An evolutionary and systems theory explanation: Once your control system ("brains") get big enough, self-consciousness and other complications arise. And then you rather naturally ask questions such as "why am I here", "where do I come from", and "what's it all about". Big brains => self-aware then self-consciousness => trouble. But religion delivers the reassuring answers: Relax, it's all good. You're here for a purpose. In fact, the whole darn universe is made for you (in some religions, anyways) -- even god (or his son) looks just like you!! (Carl Sagan calls this "the human conceit" and quibs "oh my -- what a coincidence" ...) Of course Darwin delivered a major narcisstic injury, explaining away the need for the sky-daddy (even if he didn't like this repercussion himself).

So this explains it: We (having evolved large brains and asking the "big questions") want comfort and reassurance that all is good. Religion caters to that need. So say we all.

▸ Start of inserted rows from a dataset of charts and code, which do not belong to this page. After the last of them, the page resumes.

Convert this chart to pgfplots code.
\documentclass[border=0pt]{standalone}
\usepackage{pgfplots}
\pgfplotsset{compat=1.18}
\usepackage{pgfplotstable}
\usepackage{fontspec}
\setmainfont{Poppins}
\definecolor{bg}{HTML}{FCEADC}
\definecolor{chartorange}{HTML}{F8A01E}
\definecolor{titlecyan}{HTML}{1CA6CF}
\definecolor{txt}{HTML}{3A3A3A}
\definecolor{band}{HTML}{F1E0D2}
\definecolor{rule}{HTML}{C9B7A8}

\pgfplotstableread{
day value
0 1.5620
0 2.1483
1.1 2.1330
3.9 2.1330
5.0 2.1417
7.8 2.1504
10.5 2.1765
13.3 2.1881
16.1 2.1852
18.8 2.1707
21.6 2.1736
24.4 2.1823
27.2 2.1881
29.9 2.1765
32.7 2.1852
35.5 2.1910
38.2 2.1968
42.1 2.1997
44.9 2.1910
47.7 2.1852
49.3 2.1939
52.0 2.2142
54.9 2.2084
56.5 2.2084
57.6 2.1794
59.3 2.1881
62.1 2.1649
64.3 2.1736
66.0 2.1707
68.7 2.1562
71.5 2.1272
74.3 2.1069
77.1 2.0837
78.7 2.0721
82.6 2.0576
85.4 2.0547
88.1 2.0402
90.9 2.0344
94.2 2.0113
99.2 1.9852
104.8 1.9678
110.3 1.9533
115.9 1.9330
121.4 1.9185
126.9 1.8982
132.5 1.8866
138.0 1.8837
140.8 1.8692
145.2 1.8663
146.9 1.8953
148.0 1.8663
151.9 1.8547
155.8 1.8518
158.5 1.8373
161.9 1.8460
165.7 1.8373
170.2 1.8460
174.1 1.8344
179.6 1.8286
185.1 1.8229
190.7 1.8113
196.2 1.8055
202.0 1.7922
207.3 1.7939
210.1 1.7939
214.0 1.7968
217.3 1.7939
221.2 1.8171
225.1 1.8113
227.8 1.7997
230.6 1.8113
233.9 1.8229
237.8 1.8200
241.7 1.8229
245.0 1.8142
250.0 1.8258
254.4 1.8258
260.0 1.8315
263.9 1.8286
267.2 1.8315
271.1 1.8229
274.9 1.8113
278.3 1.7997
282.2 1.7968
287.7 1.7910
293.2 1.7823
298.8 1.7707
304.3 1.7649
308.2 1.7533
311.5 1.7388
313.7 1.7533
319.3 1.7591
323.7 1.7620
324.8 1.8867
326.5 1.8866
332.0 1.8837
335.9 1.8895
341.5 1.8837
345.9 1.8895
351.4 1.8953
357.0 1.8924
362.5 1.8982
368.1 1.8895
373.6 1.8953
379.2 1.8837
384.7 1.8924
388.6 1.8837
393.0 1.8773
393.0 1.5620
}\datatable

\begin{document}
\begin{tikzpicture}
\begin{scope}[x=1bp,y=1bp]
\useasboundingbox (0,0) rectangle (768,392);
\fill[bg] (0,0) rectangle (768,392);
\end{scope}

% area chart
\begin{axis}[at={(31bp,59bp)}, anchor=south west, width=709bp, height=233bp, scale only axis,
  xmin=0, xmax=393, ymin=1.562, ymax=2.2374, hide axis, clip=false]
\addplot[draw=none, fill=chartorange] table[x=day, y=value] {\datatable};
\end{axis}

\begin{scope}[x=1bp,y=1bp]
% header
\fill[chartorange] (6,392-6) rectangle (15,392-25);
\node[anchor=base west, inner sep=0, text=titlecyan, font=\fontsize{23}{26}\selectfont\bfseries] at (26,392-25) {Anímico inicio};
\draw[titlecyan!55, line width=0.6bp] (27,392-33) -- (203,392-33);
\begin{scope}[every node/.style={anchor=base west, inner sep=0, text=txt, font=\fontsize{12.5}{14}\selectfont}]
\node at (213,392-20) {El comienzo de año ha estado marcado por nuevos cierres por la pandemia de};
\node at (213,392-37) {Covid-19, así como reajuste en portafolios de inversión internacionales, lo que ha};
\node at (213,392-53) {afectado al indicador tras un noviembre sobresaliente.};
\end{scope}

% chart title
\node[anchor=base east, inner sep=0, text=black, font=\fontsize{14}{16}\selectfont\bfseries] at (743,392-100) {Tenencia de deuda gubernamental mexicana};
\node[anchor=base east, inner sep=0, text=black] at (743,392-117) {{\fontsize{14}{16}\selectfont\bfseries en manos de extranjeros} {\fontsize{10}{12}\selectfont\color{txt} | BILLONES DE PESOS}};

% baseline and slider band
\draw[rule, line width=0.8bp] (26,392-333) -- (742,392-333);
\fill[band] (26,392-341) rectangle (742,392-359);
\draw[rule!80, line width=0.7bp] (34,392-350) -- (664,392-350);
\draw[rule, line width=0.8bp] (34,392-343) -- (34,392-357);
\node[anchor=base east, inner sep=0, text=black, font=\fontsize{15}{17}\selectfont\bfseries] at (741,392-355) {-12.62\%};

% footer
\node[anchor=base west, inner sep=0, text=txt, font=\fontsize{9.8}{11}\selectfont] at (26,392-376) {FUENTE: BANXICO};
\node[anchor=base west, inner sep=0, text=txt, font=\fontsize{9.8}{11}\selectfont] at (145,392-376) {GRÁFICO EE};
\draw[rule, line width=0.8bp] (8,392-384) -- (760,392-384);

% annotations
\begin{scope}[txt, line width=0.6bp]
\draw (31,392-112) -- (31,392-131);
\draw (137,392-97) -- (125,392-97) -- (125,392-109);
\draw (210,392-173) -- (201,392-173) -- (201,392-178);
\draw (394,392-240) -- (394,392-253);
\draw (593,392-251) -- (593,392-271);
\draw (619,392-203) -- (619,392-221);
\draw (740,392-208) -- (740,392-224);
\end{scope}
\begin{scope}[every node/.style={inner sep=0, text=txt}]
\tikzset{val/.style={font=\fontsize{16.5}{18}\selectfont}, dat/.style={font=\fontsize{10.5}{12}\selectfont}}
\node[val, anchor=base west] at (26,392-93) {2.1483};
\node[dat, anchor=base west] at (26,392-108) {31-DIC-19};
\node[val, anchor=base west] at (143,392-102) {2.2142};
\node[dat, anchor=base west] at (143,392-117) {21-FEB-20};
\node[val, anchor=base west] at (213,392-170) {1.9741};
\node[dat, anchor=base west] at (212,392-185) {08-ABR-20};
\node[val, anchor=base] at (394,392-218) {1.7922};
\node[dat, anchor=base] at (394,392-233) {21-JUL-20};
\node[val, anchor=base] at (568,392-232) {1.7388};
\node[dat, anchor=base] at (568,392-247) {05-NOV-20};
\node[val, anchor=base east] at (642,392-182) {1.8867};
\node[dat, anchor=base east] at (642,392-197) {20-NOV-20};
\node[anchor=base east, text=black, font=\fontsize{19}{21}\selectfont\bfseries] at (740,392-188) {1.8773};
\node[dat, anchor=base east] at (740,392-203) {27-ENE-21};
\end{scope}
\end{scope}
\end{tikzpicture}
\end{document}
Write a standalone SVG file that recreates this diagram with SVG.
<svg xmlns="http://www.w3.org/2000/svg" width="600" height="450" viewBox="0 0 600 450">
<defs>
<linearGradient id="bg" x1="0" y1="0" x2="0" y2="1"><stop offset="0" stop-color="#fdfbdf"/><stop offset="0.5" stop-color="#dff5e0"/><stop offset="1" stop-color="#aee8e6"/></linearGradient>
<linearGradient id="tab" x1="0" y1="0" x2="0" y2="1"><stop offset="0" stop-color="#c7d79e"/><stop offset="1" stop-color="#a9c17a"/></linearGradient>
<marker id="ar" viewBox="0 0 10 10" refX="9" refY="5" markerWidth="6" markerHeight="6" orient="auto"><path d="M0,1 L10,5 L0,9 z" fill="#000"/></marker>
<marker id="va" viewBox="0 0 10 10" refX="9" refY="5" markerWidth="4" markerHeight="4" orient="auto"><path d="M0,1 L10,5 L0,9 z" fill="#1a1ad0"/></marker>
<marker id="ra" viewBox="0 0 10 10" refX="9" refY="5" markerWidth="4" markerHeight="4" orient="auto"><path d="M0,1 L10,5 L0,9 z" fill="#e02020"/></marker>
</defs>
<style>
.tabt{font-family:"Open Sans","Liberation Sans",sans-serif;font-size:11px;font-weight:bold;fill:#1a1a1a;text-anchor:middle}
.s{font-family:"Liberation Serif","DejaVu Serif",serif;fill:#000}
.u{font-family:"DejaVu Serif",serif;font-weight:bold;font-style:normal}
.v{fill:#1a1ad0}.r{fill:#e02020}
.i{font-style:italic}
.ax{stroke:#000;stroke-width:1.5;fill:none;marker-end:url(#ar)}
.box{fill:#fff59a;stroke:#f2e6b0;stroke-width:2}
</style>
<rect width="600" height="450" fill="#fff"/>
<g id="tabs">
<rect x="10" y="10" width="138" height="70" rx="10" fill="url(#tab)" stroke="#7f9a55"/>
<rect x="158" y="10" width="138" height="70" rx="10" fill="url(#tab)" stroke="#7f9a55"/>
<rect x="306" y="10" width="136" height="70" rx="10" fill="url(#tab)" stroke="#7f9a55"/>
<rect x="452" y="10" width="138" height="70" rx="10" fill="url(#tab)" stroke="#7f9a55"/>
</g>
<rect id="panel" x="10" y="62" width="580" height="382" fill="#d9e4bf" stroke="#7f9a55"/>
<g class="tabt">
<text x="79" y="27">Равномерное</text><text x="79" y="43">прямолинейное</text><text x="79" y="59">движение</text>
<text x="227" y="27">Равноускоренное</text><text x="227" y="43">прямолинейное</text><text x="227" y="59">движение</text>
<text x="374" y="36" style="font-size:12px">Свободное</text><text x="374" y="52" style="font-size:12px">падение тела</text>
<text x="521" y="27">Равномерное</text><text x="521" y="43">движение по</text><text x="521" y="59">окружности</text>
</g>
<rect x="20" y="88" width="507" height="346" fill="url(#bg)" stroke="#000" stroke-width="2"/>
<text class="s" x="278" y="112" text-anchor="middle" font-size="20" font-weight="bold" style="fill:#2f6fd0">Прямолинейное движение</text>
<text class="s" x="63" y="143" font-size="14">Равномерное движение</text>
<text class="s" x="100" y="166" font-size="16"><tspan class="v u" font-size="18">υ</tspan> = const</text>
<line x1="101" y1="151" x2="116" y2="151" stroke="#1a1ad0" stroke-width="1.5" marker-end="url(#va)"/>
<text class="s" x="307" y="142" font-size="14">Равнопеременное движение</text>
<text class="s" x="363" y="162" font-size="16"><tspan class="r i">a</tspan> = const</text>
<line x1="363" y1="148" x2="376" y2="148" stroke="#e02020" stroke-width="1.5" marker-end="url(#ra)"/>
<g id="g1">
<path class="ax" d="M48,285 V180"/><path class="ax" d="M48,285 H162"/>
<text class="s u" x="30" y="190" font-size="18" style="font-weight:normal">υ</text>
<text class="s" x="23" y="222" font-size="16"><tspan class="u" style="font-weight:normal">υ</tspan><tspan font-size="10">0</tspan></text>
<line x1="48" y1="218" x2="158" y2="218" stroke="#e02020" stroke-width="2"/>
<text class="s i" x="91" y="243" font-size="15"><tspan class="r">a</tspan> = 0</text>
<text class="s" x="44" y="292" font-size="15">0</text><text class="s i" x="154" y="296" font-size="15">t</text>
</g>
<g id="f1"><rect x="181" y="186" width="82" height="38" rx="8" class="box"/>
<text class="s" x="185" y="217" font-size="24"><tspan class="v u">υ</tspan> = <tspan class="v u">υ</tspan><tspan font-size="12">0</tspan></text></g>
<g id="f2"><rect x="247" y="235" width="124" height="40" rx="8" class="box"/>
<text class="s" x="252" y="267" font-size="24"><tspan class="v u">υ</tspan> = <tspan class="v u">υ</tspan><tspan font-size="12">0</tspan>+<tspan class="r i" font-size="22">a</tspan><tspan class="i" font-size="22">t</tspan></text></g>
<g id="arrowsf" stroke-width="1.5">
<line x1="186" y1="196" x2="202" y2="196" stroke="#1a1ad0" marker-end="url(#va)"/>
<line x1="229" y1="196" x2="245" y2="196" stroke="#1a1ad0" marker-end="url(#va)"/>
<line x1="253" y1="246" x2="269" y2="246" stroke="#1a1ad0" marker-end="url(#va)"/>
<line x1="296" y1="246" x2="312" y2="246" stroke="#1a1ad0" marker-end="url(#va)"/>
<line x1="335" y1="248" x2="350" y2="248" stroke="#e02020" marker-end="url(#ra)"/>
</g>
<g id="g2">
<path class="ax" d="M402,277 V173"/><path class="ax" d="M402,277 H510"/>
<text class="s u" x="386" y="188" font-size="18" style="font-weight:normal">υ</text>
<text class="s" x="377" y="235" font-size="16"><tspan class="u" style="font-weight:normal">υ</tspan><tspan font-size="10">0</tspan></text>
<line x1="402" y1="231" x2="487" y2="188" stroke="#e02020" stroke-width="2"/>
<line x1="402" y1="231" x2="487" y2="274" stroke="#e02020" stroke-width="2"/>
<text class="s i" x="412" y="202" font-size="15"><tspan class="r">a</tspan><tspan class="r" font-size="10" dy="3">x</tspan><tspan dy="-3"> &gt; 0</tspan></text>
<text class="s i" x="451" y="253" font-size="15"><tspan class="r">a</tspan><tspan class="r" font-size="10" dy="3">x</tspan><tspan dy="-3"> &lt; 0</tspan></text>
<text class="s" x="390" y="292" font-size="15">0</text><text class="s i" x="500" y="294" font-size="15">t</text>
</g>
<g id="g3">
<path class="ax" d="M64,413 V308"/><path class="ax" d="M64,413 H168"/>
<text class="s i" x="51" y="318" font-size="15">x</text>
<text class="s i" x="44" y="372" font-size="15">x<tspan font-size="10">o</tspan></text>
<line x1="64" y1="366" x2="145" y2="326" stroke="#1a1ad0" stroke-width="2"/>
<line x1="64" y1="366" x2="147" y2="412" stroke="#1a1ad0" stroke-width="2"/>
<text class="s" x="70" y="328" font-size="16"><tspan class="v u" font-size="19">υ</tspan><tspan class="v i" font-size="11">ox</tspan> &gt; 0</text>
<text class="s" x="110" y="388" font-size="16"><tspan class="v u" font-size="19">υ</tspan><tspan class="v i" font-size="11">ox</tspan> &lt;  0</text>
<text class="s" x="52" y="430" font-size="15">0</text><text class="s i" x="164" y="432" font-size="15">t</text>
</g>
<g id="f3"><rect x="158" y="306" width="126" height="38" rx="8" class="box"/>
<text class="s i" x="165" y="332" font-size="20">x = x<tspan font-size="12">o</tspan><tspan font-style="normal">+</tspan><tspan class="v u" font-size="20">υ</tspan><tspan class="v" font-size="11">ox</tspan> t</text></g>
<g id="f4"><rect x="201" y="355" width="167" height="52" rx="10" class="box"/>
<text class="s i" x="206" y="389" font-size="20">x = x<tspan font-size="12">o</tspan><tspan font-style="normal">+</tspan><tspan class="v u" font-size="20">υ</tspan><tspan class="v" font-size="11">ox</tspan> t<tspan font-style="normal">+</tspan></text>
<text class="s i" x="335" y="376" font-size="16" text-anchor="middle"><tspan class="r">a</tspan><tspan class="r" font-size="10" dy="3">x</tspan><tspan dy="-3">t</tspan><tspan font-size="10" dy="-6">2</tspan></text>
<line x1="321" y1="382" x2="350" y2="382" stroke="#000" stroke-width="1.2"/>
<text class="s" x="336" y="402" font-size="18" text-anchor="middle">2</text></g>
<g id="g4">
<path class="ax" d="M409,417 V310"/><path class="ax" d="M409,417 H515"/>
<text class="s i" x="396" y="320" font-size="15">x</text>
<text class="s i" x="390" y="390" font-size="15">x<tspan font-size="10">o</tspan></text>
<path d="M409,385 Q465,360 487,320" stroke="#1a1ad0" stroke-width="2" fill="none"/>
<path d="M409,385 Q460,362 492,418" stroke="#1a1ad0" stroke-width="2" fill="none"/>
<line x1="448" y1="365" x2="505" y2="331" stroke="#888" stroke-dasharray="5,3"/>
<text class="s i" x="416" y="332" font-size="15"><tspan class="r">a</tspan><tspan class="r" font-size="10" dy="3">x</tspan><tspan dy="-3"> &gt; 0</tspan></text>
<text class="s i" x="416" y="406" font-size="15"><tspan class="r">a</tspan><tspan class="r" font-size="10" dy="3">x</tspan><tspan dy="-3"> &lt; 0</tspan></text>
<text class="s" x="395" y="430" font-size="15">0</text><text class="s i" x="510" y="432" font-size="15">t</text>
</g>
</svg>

Daniel Dennett also studies and explains religion as a natural phenomenon in Breaking the Spell. Turns out that the evolutionary argument for religion has also been evoked to ask: If religion evolved naturally, then it must be good for something, right? We don't just evolve characteristics for nothing. So what's the purpose of having evolved religion? Dennett points out that the flu also naturally evolved. What's it good for? It's good at being copied and spread. I think the same applies for religion, but we have these additional levels of explanation: it's good at providing answers, makes you feel good about yourself and the world (restrictions apply: some traits make you feel really bad, you immoral sinner! But that's another story...); it can also help group cohesion, channel ideas, organize masses, etc. But above all, it gives you answers!